An English Government, nowadays, is simply at the mercy of the forty or fifty members of the House of Commons who are crotchety enough or dishonest enough to put it unexpectedly in a minority; and they, with the vast majority of the House, are becoming more and more the delegates of that very class which is most opposed to Sanitary Reform. The honourable member goes to Parliament not to express his opinions, (for he has stated most distinctly at the last election that he has no opinions whatsoever), but to protect the local interests of his constituents. And the great majority of those constituents are small houseowners–the poorer portion of the middle class. Were he to support Government in anything like a sweeping measure of Sanitary Reform, woe to his seat at the next election; and he knows it; and therefore, even if he allow the Government to have its Central Board of Health, he will take good care, for his own sake, that the said Board shall not do too much, and that it shall not compel his constituents to do anything at all.
No wonder, that while the attitude of the House of Commons is such toward a matter which involves the lives of thousands yearly, some educated men should be crying that Representative institutions are on their trial, and should sigh for a strong despotism.
There is an answer, nevertheless, to such sentimentalists, and one hopes that people will see the answer for themselves, and that the infection of Imperialism, which seems spreading somewhat rapidly, will be stopped by common sense and honest observation of facts.
A despotism doubtless could carry out Sanitary Reform: but doubtless, also, it would not.

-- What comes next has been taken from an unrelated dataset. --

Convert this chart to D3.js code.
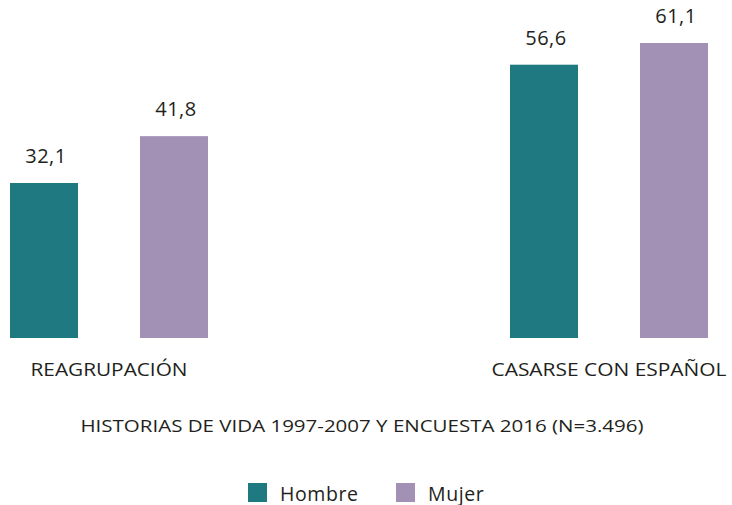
<!DOCTYPE html>
<html>
<head>
<meta charset="utf-8">
<script src="https://cdn.jsdelivr.net/npm/d3@7"></script>
<style>
  html, body { margin: 0; padding: 0; background: #fff; }
  svg { display: block; font-family: "Open Sans", sans-serif; }
</style>
</head>
<body>
<svg id="chart" width="732" height="505"></svg>
<script>
// Categories, series and values
const categories = ["REAGRUPACIÓN", "CASARSE CON ESPAÑOL"];
const series = ["Hombre", "Mujer"];
const hombre = [32.1, 56.6];
const mujer = [41.8, 61.1];
const colors = ["#1e7980", "#a291b5"];
const subtitle = "HISTORIAS DE VIDA 1997-2007 Y ENCUESTA 2016 (N=3.496)";

const data = categories.map((c, i) => ({ cat: c, values: [hombre[i], mujer[i]] }));

const svg = d3.select("#chart");
const textColor = "#231f20";

const x0 = d3.scaleBand().domain(categories).range([10, 708]).paddingInner(0.604).paddingOuter(0);
const x1 = d3.scaleBand().domain(series).range([0, x0.bandwidth()]).paddingInner(0.477).paddingOuter(0);
const y = d3.scaleLinear().domain([0, 70]).range([338, 0]);
const color = d3.scaleOrdinal().domain(series).range(colors);

const fmt = v => d3.format(".1f")(v).replace(".", ",");

const groups = svg.selectAll("g.group")
  .data(data)
  .join("g")
  .attr("class", "group")
  .attr("transform", d => `translate(${x0(d.cat)},0)`);

const cells = groups.selectAll("g.cell")
  .data(d => d.values.map((v, j) => ({ s: series[j], v })))
  .join("g")
  .attr("class", "cell");

cells.append("rect")
  .attr("x", d => x1(d.s))
  .attr("y", d => y(d.v))
  .attr("width", x1.bandwidth())
  .attr("height", d => y(0) - y(d.v))
  .attr("fill", d => color(d.s));

cells.append("text")
  .attr("x", d => x1(d.s) + x1.bandwidth() / 2 + 2)
  .attr("y", d => y(d.v) - 20)
  .attr("text-anchor", "middle")
  .attr("font-size", 20)
  .attr("letter-spacing", 0.5)
  .attr("fill", textColor)
  .text(d => fmt(d.v));

// Category axis labels (no axis line or ticks), stretched to the wide face
const labelWidths = [157, 235];
const xAxis = d3.axisBottom(x0).tickSize(0).tickPadding(0);
const axisG = svg.append("g")
  .attr("transform", `translate(0,${y(0)})`)
  .call(xAxis);
axisG.select(".domain").remove();
axisG.selectAll("text")
  .attr("dy", null)
  .attr("y", 37.5)
  .attr("font-size", 17.5)
  .attr("font-family", "'Open Sans', sans-serif")
  .attr("textLength", (d, i) => labelWidths[i])
  .attr("lengthAdjust", "spacingAndGlyphs")
  .attr("fill", textColor);

// Subtitle
svg.append("text")
  .attr("x", 362)
  .attr("y", 431.5)
  .attr("text-anchor", "middle")
  .attr("font-size", 17)
  .attr("textLength", 563)
  .attr("lengthAdjust", "spacingAndGlyphs")
  .attr("fill", textColor)
  .text(subtitle);

// Legend
const legendX = [248, 396];
const legend = svg.selectAll("g.legend")
  .data(series)
  .join("g")
  .attr("class", "legend")
  .attr("transform", (d, i) => `translate(${legendX[i]},483)`);
legend.append("rect")
  .attr("width", 19)
  .attr("height", 19)
  .attr("fill", d => color(d));
legend.append("text")
  .attr("x", 32)
  .attr("y", 17.5)
  .attr("font-size", 19.5)
  .attr("letter-spacing", 0.6)
  .attr("fill", textColor)
  .text(d => d);
</script>
</body>
</html>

A despot in the nineteenth century knows well how insecure his tenure is. His motto must be, “Let us eat and drink, for to- morrow we die;” and, therefore, the first objects of his rule will be, private luxury and a standing army; while if he engage in public works, for the sake of keeping the populace quiet, they will be certain not to be such as will embroil him with the middle classes, while they will win him no additional favour with the masses, utterly unaware of their necessity. Would the masses of Paris have thanked Louis Napoleon the more if, instead of completing the Tuileries, he had sewered the St. Antoine? All arguments to the contrary are utterly fallacious, which are drawn from ancient despotisms, Roman, Eastern, Peruvian, or other; and for this simple reason, that they had no middle class. If they did work well (which is a question) it was just because they had no middle class–that class, which in a free State is the very life of a nation, and yet which, in a despotism, is sure to be the root of its rottenness. For a despot who finds, as Louis Napoleon has done, a strong middle class already existing, must treat it as he does; he must truckle to it, pander to its basest propensities, seem to make himself its tool, in order that he may make it his. For the sake of his own life, he must do it; and were a despot to govern England tomorrow, we should see that the man who was shrewd enough to have climbed to that bad eminence, would be shrewd enough to know that he could scarcely commit a more suicidal act than, by some despotic measure of Sanitary Reform, to excite the ill-will of all the most covetous, the most stupid, and the most stubborn men in every town of England.